• [Short exercise] Return the listing below unchanged, minus its pictures.

+ + + + +

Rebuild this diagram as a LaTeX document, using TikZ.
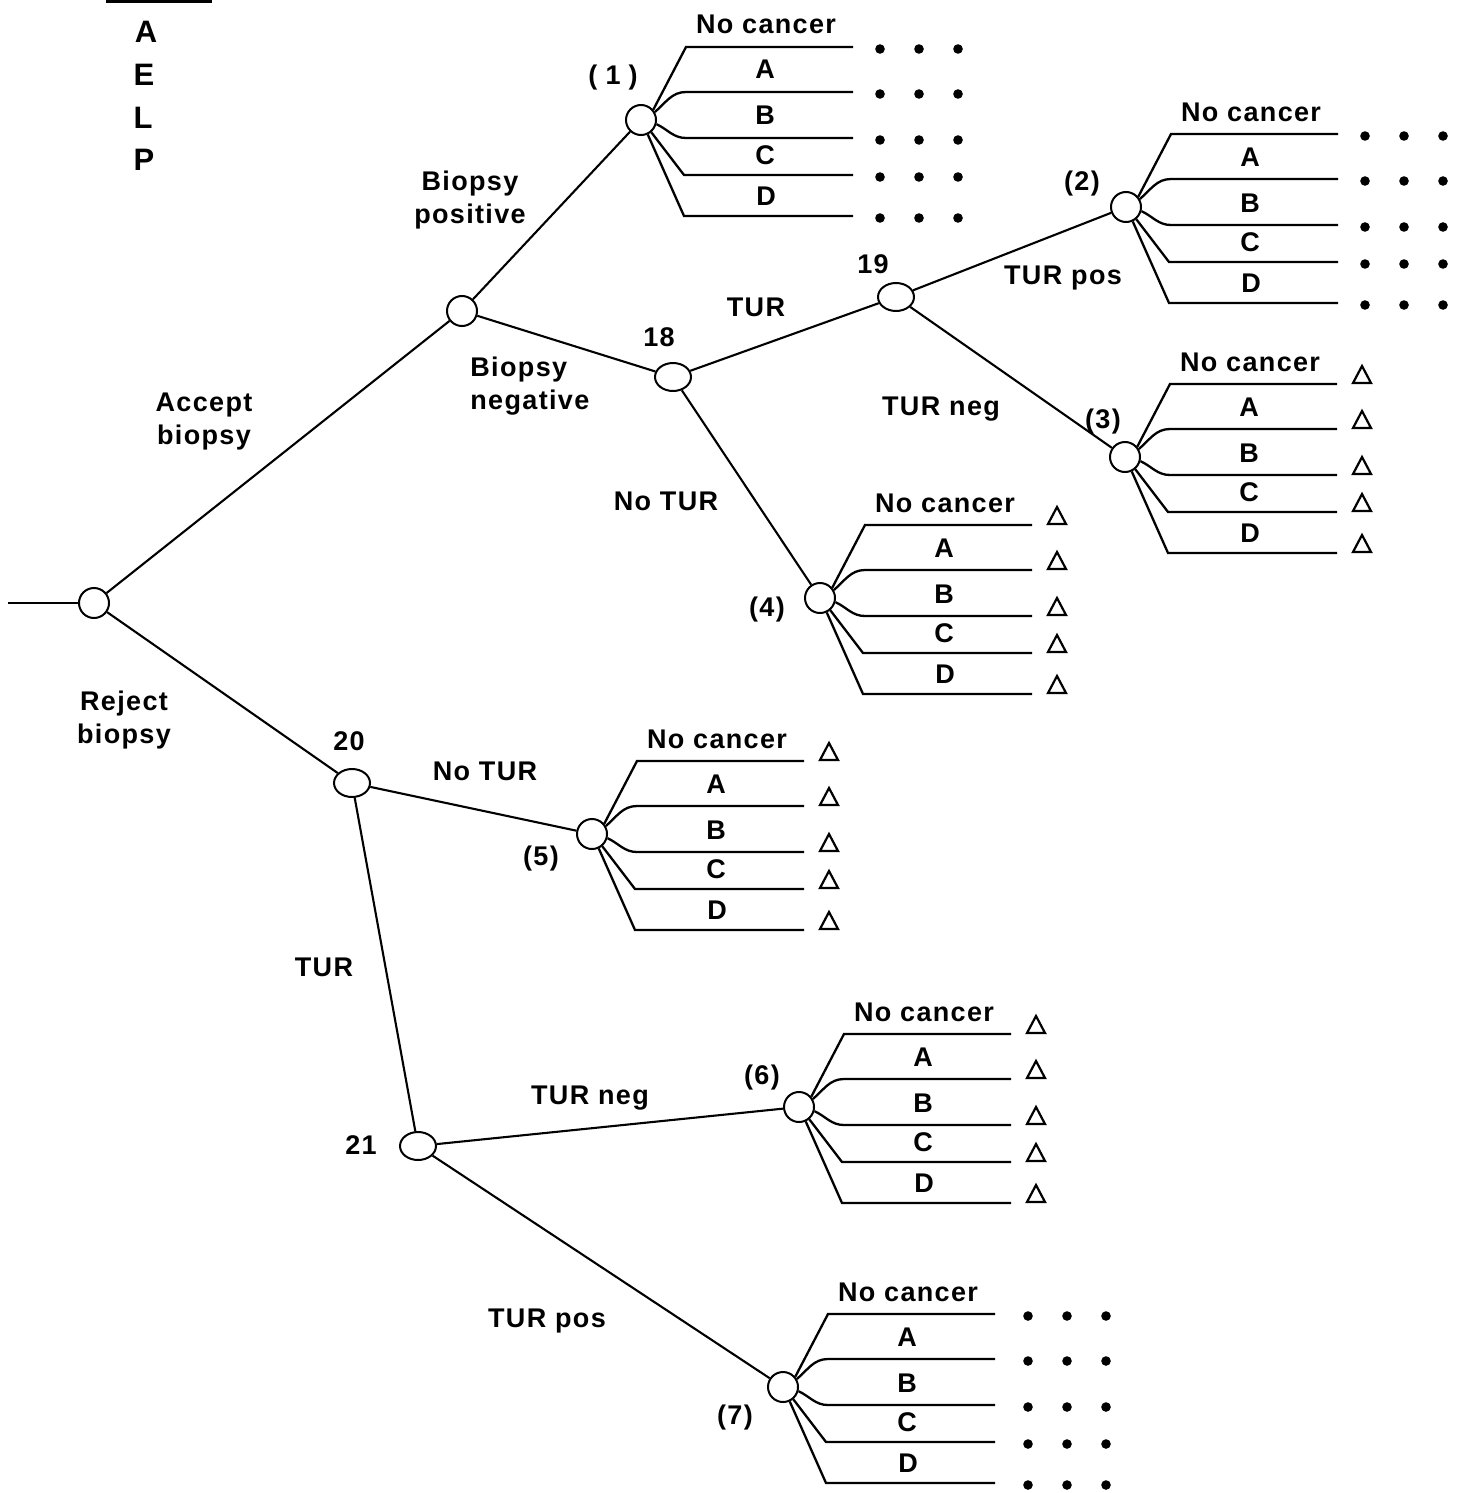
\documentclass[tikz,border=0pt]{standalone}
\usepackage{fontspec}
\setmainfont{Liberation Sans}
\newfontfamily\lblfont{Liberation Sans}[LetterSpace=5]
\newfontfamily\legfont{Liberation Sans}
\usetikzlibrary{shapes.geometric}

\tikzset{
  chance/.style={circle, draw, line width=1pt, minimum size=15pt, inner sep=0pt},
  oval/.style={ellipse, draw, line width=1pt, minimum width=18pt, minimum height=14pt, inner sep=0pt},
  edge/.style={line width=1.05pt},
  br/.style={line width=1.15pt},
  tri/.style={line width=1.1pt, line join=miter},
  lbl/.style={font=\lblfont\bfseries\fontsize{13.5}{16.5}\selectfont, inner sep=0pt},
  leg/.style={font=\legfont\bfseries\fontsize{15.5}{18}\selectfont, inner sep=0pt, anchor=base},
}

% outcome markers
\newcommand\dotsout[1]{%
  \foreach \k in {1,...,5}{\foreach \dx in {27,66,105}{%
    \fill ([shift={(\dx,2)}]#1e\k) circle[radius=2.4pt];}}}
\newcommand\dotsfar[1]{%
  \foreach \k in {1,...,5}{\foreach \dx in {33,72,111}{%
    \fill ([shift={(\dx,2)}]#1e\k) circle[radius=2.4pt];}}}
\newcommand\trisout[1]{%
  \foreach \k in {1,...,5}{%
    \draw[tri] ([shift={(25,-18)}]#1e\k) -- ++(-9,17) -- ++(18,0) -- cycle;}}

% fan of five branches: name, cx, cy, marker macro
\newcommand\fan[4]{%
  \coordinate (#1s1) at ({#2+45},{#3-73});  \coordinate (#1e1) at ({#2+212},{#3-73});
  \coordinate (#1s2) at ({#2+45},{#3-28});  \coordinate (#1e2) at ({#2+212},{#3-28});
  \coordinate (#1s3) at ({#2+45},{#3+18});  \coordinate (#1e3) at ({#2+212},{#3+18});
  \coordinate (#1s4) at ({#2+43},{#3+55});  \coordinate (#1e4) at ({#2+212},{#3+55});
  \coordinate (#1s5) at ({#2+43},{#3+96});  \coordinate (#1e5) at ({#2+212},{#3+96});
  \draw[br] (#1.40) -- (#1s1) -- (#1e1);
  \draw[br] (#1.30) to[out=40,in=180] (#1s2) -- (#1e2);
  \draw[br] (#1.-15) to[out=-25,in=180] (#1s3) -- (#1e3);
  \draw[br] (#1.-50) -- (#1s4) -- (#1e4);
  \draw[br] (#1.-65) -- (#1s5) -- (#1e5);
  \node[lbl, anchor=base] (#1l1) at ({#2+125},{#3-86}) {No cancer};
  \node[lbl, anchor=base] (#1l2) at ({#2+124},{#3-41}) {A};
  \node[lbl, anchor=base] (#1l3) at ({#2+124},{#3+5}) {B};
  \node[lbl, anchor=base] (#1l4) at ({#2+124},{#3+44}) {C};
  \node[lbl, anchor=base] (#1l5) at ({#2+125},{#3+85}) {D};
  #4{#1}%
}

\begin{document}
\begin{tikzpicture}[x=0.5pt,y=-0.5pt]
\useasboundingbox (0,0) rectangle (1463,1493);

% legend
\coordinate (legL) at (106,1.5);
\coordinate (legR) at (212,1.5);
\draw[line width=1.5pt] (legL) -- (legR);
\node[leg] (legA) at (146,43) {A};
\node[leg] (legE) at (144,86) {E};
\node[leg] (legLL) at (143,128) {L};
\node[leg] (legP) at (144,170) {P};

% nodes
\coordinate (start) at (8,603);
\node[chance] (root) at (94,603) {};
\node[chance] (acc) at (462,311) {};
\node[chance] (n1) at (641,120) {};
\node[oval] (n18) at (673,377) {};
\node[oval] (n19) at (896,297) {};
\node[chance] (n2) at (1126,207) {};
\node[chance] (n3) at (1125,457) {};
\node[chance] (n4) at (820,598) {};
\node[oval] (n20) at (352,783) {};
\node[chance] (n5) at (592,834) {};
\node[oval] (n21) at (418,1146) {};
\node[chance] (n6) at (799,1107) {};
\node[chance] (n7) at (783,1387) {};

% main connectors
\draw[edge] (start) -- (root);
\draw[edge] (root) -- (acc);
\draw[edge] (root) -- (n20);
\draw[edge] (acc) -- (n1);
\draw[edge] (acc) -- (n18);
\draw[edge] (n18) -- (n19);
\draw[edge] (n18) -- (n4);
\draw[edge] (n19) -- (n2);
\draw[edge] (n19) -- (n3);
\draw[edge] (n20) -- (n5);
\draw[edge] (n20) -- (n21);
\draw[edge] (n21) -- (n6);
\draw[edge] (n21) -- (n7);

% fans
\fan{n1}{641}{120}{\dotsout}
\fan{n2}{1126}{207}{\dotsout}
\fan{n3}{1125}{457}{\trisout}
\fan{n4}{820}{598}{\trisout}
\fan{n5}{592}{834}{\trisout}
\fan{n6}{799}{1107}{\trisout}
\fan{n7}{783}{1387}{\dotsfar}

% branch labels
\node[lbl, align=center] (tAcc) at (204,422) {Accept\\biopsy};
\node[lbl, align=center] (tRej) at (124,720) {Reject\\biopsy};
\node[lbl, align=center] (tPos) at (470,200) {Biopsy\\positive};
\node[lbl, align=left, anchor=west] (tNeg) at (470,386) {Biopsy\\negative};
\node[lbl, anchor=base] (tTUR1) at (756,316) {TUR};
\node[lbl, anchor=base] (tTP1) at (1063,284) {TUR pos};
\node[lbl, anchor=base] (tTN1) at (941,415) {TUR neg};
\node[lbl, anchor=base] (tNT1) at (666,510) {No TUR};
\node[lbl, anchor=base] (tNT2) at (485,780) {No TUR};
\node[lbl, anchor=base] (tTUR2) at (324,976) {TUR};
\node[lbl, anchor=base] (tTN2) at (590,1104) {TUR neg};
\node[lbl, anchor=base] (tTP2) at (547,1327) {TUR pos};

% node numbers
\node[lbl, anchor=base] (k18) at (659,346) {18};
\node[lbl, anchor=base] (k19) at (873,273) {19};
\node[lbl, anchor=base] (k20) at (349,750) {20};
\node[lbl, anchor=base] (k21) at (361,1154) {21};
\node[lbl, anchor=base] (k1) at (613,85) {(\hspace{0.3em}1\hspace{0.3em})};
\node[lbl, anchor=base] (k2) at (1082,191) {(2)};
\node[lbl, anchor=base] (k3) at (1103,428) {(3)};
\node[lbl, anchor=base] (k4) at (767,616) {(4)};
\node[lbl, anchor=base] (k5) at (541,865) {(5)};
\node[lbl, anchor=base] (k6) at (762,1084) {(6)};
\node[lbl, anchor=base] (k7) at (735,1424) {(7)};
\end{tikzpicture}
\end{document}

+ + + + +

• [Solution to this problem]
Rebuild this diagram as a LaTeX document, using TikZ.
\documentclass[tikz,border=0pt]{standalone}
\usepackage{fontspec}
\setmainfont{Liberation Sans}
\newfontfamily\lblfont{Liberation Sans}[LetterSpace=5]
\newfontfamily\legfont{Liberation Sans}
\usetikzlibrary{shapes.geometric}

\tikzset{
  chance/.style={circle, draw, line width=1pt, minimum size=15pt, inner sep=0pt},
  oval/.style={ellipse, draw, line width=1pt, minimum width=18pt, minimum height=14pt, inner sep=0pt},
  edge/.style={line width=1.05pt},
  br/.style={line width=1.15pt},
  tri/.style={line width=1.1pt, line join=miter},
  lbl/.style={font=\lblfont\bfseries\fontsize{13.5}{16.5}\selectfont, inner sep=0pt},
  leg/.style={font=\legfont\bfseries\fontsize{15.5}{18}\selectfont, inner sep=0pt, anchor=base},
}

% outcome markers
\newcommand\dotsout[1]{%
  \foreach \k in {1,...,5}{\foreach \dx in {27,66,105}{%
    \fill ([shift={(\dx,2)}]#1e\k) circle[radius=2.4pt];}}}
\newcommand\dotsfar[1]{%
  \foreach \k in {1,...,5}{\foreach \dx in {33,72,111}{%
    \fill ([shift={(\dx,2)}]#1e\k) circle[radius=2.4pt];}}}
\newcommand\trisout[1]{%
  \foreach \k in {1,...,5}{%
    \draw[tri] ([shift={(25,-18)}]#1e\k) -- ++(-9,17) -- ++(18,0) -- cycle;}}

% fan of five branches: name, cx, cy, marker macro
\newcommand\fan[4]{%
  \coordinate (#1s1) at ({#2+45},{#3-73});  \coordinate (#1e1) at ({#2+212},{#3-73});
  \coordinate (#1s2) at ({#2+45},{#3-28});  \coordinate (#1e2) at ({#2+212},{#3-28});
  \coordinate (#1s3) at ({#2+45},{#3+18});  \coordinate (#1e3) at ({#2+212},{#3+18});
  \coordinate (#1s4) at ({#2+43},{#3+55});  \coordinate (#1e4) at ({#2+212},{#3+55});
  \coordinate (#1s5) at ({#2+43},{#3+96});  \coordinate (#1e5) at ({#2+212},{#3+96});
  \draw[br] (#1.40) -- (#1s1) -- (#1e1);
  \draw[br] (#1.30) to[out=40,in=180] (#1s2) -- (#1e2);
  \draw[br] (#1.-15) to[out=-25,in=180] (#1s3) -- (#1e3);
  \draw[br] (#1.-50) -- (#1s4) -- (#1e4);
  \draw[br] (#1.-65) -- (#1s5) -- (#1e5);
  \node[lbl, anchor=base] (#1l1) at ({#2+125},{#3-86}) {No cancer};
  \node[lbl, anchor=base] (#1l2) at ({#2+124},{#3-41}) {A};
  \node[lbl, anchor=base] (#1l3) at ({#2+124},{#3+5}) {B};
  \node[lbl, anchor=base] (#1l4) at ({#2+124},{#3+44}) {C};
  \node[lbl, anchor=base] (#1l5) at ({#2+125},{#3+85}) {D};
  #4{#1}%
}

\begin{document}
\begin{tikzpicture}[x=0.5pt,y=-0.5pt]
\useasboundingbox (0,0) rectangle (1463,1493);

% legend
\coordinate (legL) at (106,1.5);
\coordinate (legR) at (212,1.5);
\draw[line width=1.5pt] (legL) -- (legR);
\node[leg] (legA) at (146,43) {A};
\node[leg] (legE) at (144,86) {E};
\node[leg] (legLL) at (143,128) {L};
\node[leg] (legP) at (144,170) {P};

% nodes
\coordinate (start) at (8,603);
\node[chance] (root) at (94,603) {};
\node[chance] (acc) at (462,311) {};
\node[chance] (n1) at (641,120) {};
\node[oval] (n18) at (673,377) {};
\node[oval] (n19) at (896,297) {};
\node[chance] (n2) at (1126,207) {};
\node[chance] (n3) at (1125,457) {};
\node[chance] (n4) at (820,598) {};
\node[oval] (n20) at (352,783) {};
\node[chance] (n5) at (592,834) {};
\node[oval] (n21) at (418,1146) {};
\node[chance] (n6) at (799,1107) {};
\node[chance] (n7) at (783,1387) {};

% main connectors
\draw[edge] (start) -- (root);
\draw[edge] (root) -- (acc);
\draw[edge] (root) -- (n20);
\draw[edge] (acc) -- (n1);
\draw[edge] (acc) -- (n18);
\draw[edge] (n18) -- (n19);
\draw[edge] (n18) -- (n4);
\draw[edge] (n19) -- (n2);
\draw[edge] (n19) -- (n3);
\draw[edge] (n20) -- (n5);
\draw[edge] (n20) -- (n21);
\draw[edge] (n21) -- (n6);
\draw[edge] (n21) -- (n7);

% fans
\fan{n1}{641}{120}{\dotsout}
\fan{n2}{1126}{207}{\dotsout}
\fan{n3}{1125}{457}{\trisout}
\fan{n4}{820}{598}{\trisout}
\fan{n5}{592}{834}{\trisout}
\fan{n6}{799}{1107}{\trisout}
\fan{n7}{783}{1387}{\dotsfar}

% branch labels
\node[lbl, align=center] (tAcc) at (204,422) {Accept\\biopsy};
\node[lbl, align=center] (tRej) at (124,720) {Reject\\biopsy};
\node[lbl, align=center] (tPos) at (470,200) {Biopsy\\positive};
\node[lbl, align=left, anchor=west] (tNeg) at (470,386) {Biopsy\\negative};
\node[lbl, anchor=base] (tTUR1) at (756,316) {TUR};
\node[lbl, anchor=base] (tTP1) at (1063,284) {TUR pos};
\node[lbl, anchor=base] (tTN1) at (941,415) {TUR neg};
\node[lbl, anchor=base] (tNT1) at (666,510) {No TUR};
\node[lbl, anchor=base] (tNT2) at (485,780) {No TUR};
\node[lbl, anchor=base] (tTUR2) at (324,976) {TUR};
\node[lbl, anchor=base] (tTN2) at (590,1104) {TUR neg};
\node[lbl, anchor=base] (tTP2) at (547,1327) {TUR pos};

% node numbers
\node[lbl, anchor=base] (k18) at (659,346) {18};
\node[lbl, anchor=base] (k19) at (873,273) {19};
\node[lbl, anchor=base] (k20) at (349,750) {20};
\node[lbl, anchor=base] (k21) at (361,1154) {21};
\node[lbl, anchor=base] (k1) at (613,85) {(\hspace{0.3em}1\hspace{0.3em})};
\node[lbl, anchor=base] (k2) at (1082,191) {(2)};
\node[lbl, anchor=base] (k3) at (1103,428) {(3)};
\node[lbl, anchor=base] (k4) at (767,616) {(4)};
\node[lbl, anchor=base] (k5) at (541,865) {(5)};
\node[lbl, anchor=base] (k6) at (762,1084) {(6)};
\node[lbl, anchor=base] (k7) at (735,1424) {(7)};
\end{tikzpicture}
\end{document}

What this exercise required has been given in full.